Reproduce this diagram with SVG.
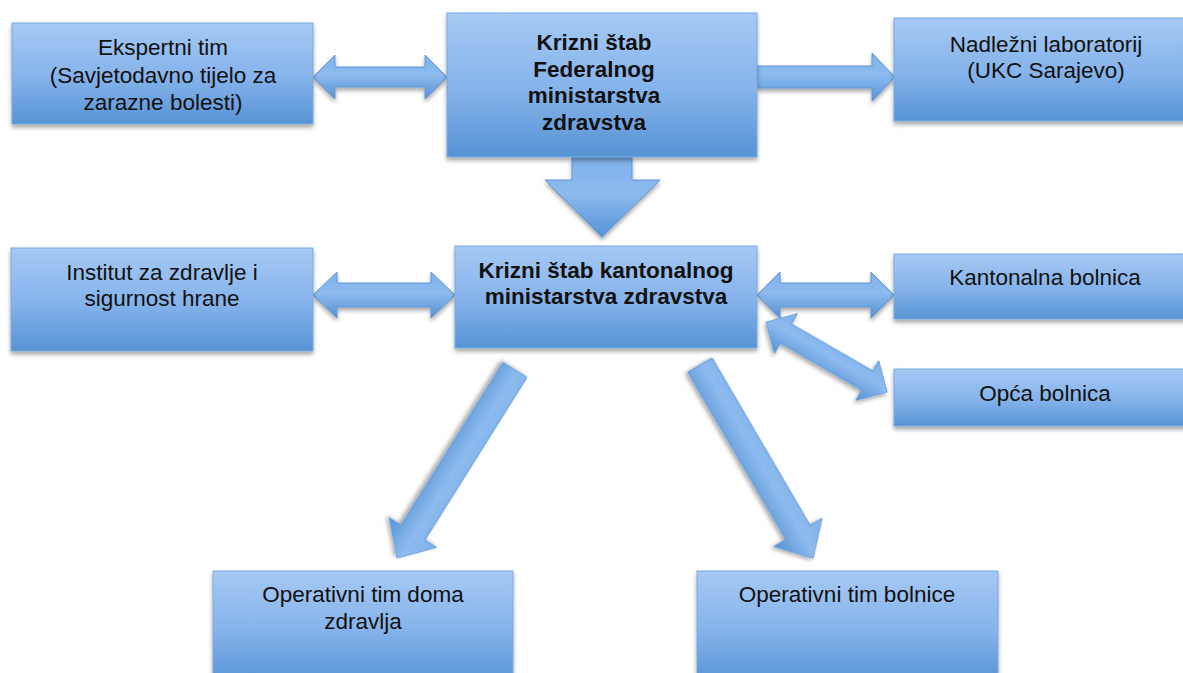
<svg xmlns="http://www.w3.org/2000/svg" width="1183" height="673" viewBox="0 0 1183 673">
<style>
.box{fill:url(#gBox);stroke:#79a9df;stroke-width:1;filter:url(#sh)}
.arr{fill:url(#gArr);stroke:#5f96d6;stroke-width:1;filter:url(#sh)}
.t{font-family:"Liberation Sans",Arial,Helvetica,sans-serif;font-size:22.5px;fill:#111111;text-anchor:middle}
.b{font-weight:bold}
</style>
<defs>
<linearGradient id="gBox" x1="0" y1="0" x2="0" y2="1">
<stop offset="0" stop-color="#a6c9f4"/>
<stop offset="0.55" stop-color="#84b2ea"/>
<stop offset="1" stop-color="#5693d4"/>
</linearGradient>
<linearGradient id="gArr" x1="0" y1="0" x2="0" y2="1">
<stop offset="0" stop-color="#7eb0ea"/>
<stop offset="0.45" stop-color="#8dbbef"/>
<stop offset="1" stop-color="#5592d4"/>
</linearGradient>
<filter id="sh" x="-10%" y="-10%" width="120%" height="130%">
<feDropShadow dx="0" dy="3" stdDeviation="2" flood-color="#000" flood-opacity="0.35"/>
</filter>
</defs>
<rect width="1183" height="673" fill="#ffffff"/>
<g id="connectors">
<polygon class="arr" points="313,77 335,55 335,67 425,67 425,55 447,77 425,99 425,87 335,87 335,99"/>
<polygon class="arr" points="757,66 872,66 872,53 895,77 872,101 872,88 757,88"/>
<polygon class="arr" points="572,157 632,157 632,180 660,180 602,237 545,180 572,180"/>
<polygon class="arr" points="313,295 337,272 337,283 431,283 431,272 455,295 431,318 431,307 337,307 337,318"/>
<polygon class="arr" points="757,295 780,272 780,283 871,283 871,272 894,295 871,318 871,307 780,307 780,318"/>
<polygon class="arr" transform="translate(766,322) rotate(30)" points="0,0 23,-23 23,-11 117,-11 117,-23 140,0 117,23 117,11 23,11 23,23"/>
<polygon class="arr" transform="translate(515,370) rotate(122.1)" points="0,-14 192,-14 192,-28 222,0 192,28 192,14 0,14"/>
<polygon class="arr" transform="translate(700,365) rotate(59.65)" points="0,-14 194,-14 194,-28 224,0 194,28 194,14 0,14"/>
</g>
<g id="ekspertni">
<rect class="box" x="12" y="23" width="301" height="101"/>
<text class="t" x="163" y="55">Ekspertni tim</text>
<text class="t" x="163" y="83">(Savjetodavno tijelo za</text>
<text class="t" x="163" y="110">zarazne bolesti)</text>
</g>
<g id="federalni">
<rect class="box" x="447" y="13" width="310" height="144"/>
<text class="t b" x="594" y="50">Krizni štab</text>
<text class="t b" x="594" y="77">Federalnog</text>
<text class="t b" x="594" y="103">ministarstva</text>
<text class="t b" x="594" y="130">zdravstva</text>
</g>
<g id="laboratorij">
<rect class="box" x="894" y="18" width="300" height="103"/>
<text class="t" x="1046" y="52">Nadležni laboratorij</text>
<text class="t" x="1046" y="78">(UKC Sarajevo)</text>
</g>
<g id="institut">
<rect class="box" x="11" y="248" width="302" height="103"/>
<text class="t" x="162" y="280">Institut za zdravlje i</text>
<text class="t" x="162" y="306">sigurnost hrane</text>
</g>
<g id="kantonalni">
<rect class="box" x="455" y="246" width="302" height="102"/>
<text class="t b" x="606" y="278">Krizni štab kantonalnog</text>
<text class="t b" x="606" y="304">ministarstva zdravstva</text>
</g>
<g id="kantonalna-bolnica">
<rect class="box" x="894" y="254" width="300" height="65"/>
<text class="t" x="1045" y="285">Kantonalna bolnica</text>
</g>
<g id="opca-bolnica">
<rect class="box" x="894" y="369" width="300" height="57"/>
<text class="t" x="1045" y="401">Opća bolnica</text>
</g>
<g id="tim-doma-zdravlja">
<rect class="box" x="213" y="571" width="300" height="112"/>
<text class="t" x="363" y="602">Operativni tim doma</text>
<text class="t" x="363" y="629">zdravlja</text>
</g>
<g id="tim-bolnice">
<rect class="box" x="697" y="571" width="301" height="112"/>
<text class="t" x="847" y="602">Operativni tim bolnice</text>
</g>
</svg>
────────────────────
Quote the preceding listing precisely and completely, omitting its images.

### Correct response:
Reproduce this diagram with SVG.
<svg xmlns="http://www.w3.org/2000/svg" width="1183" height="673" viewBox="0 0 1183 673">
<style>
.box{fill:url(#gBox);stroke:#79a9df;stroke-width:1;filter:url(#sh)}
.arr{fill:url(#gArr);stroke:#5f96d6;stroke-width:1;filter:url(#sh)}
.t{font-family:"Liberation Sans",Arial,Helvetica,sans-serif;font-size:22.5px;fill:#111111;text-anchor:middle}
.b{font-weight:bold}
</style>
<defs>
<linearGradient id="gBox" x1="0" y1="0" x2="0" y2="1">
<stop offset="0" stop-color="#a6c9f4"/>
<stop offset="0.55" stop-color="#84b2ea"/>
<stop offset="1" stop-color="#5693d4"/>
</linearGradient>
<linearGradient id="gArr" x1="0" y1="0" x2="0" y2="1">
<stop offset="0" stop-color="#7eb0ea"/>
<stop offset="0.45" stop-color="#8dbbef"/>
<stop offset="1" stop-color="#5592d4"/>
</linearGradient>
<filter id="sh" x="-10%" y="-10%" width="120%" height="130%">
<feDropShadow dx="0" dy="3" stdDeviation="2" flood-color="#000" flood-opacity="0.35"/>
</filter>
</defs>
<rect width="1183" height="673" fill="#ffffff"/>
<g id="connectors">
<polygon class="arr" points="313,77 335,55 335,67 425,67 425,55 447,77 425,99 425,87 335,87 335,99"/>
<polygon class="arr" points="757,66 872,66 872,53 895,77 872,101 872,88 757,88"/>
<polygon class="arr" points="572,157 632,157 632,180 660,180 602,237 545,180 572,180"/>
<polygon class="arr" points="313,295 337,272 337,283 431,283 431,272 455,295 431,318 431,307 337,307 337,318"/>
<polygon class="arr" points="757,295 780,272 780,283 871,283 871,272 894,295 871,318 871,307 780,307 780,318"/>
<polygon class="arr" transform="translate(766,322) rotate(30)" points="0,0 23,-23 23,-11 117,-11 117,-23 140,0 117,23 117,11 23,11 23,23"/>
<polygon class="arr" transform="translate(515,370) rotate(122.1)" points="0,-14 192,-14 192,-28 222,0 192,28 192,14 0,14"/>
<polygon class="arr" transform="translate(700,365) rotate(59.65)" points="0,-14 194,-14 194,-28 224,0 194,28 194,14 0,14"/>
</g>
<g id="ekspertni">
<rect class="box" x="12" y="23" width="301" height="101"/>
<text class="t" x="163" y="55">Ekspertni tim</text>
<text class="t" x="163" y="83">(Savjetodavno tijelo za</text>
<text class="t" x="163" y="110">zarazne bolesti)</text>
</g>
<g id="federalni">
<rect class="box" x="447" y="13" width="310" height="144"/>
<text class="t b" x="594" y="50">Krizni štab</text>
<text class="t b" x="594" y="77">Federalnog</text>
<text class="t b" x="594" y="103">ministarstva</text>
<text class="t b" x="594" y="130">zdravstva</text>
</g>
<g id="laboratorij">
<rect class="box" x="894" y="18" width="300" height="103"/>
<text class="t" x="1046" y="52">Nadležni laboratorij</text>
<text class="t" x="1046" y="78">(UKC Sarajevo)</text>
</g>
<g id="institut">
<rect class="box" x="11" y="248" width="302" height="103"/>
<text class="t" x="162" y="280">Institut za zdravlje i</text>
<text class="t" x="162" y="306">sigurnost hrane</text>
</g>
<g id="kantonalni">
<rect class="box" x="455" y="246" width="302" height="102"/>
<text class="t b" x="606" y="278">Krizni štab kantonalnog</text>
<text class="t b" x="606" y="304">ministarstva zdravstva</text>
</g>
<g id="kantonalna-bolnica">
<rect class="box" x="894" y="254" width="300" height="65"/>
<text class="t" x="1045" y="285">Kantonalna bolnica</text>
</g>
<g id="opca-bolnica">
<rect class="box" x="894" y="369" width="300" height="57"/>
<text class="t" x="1045" y="401">Opća bolnica</text>
</g>
<g id="tim-doma-zdravlja">
<rect class="box" x="213" y="571" width="300" height="112"/>
<text class="t" x="363" y="602">Operativni tim doma</text>
<text class="t" x="363" y="629">zdravlja</text>
</g>
<g id="tim-bolnice">
<rect class="box" x="697" y="571" width="301" height="112"/>
<text class="t" x="847" y="602">Operativni tim bolnice</text>
</g>
</svg>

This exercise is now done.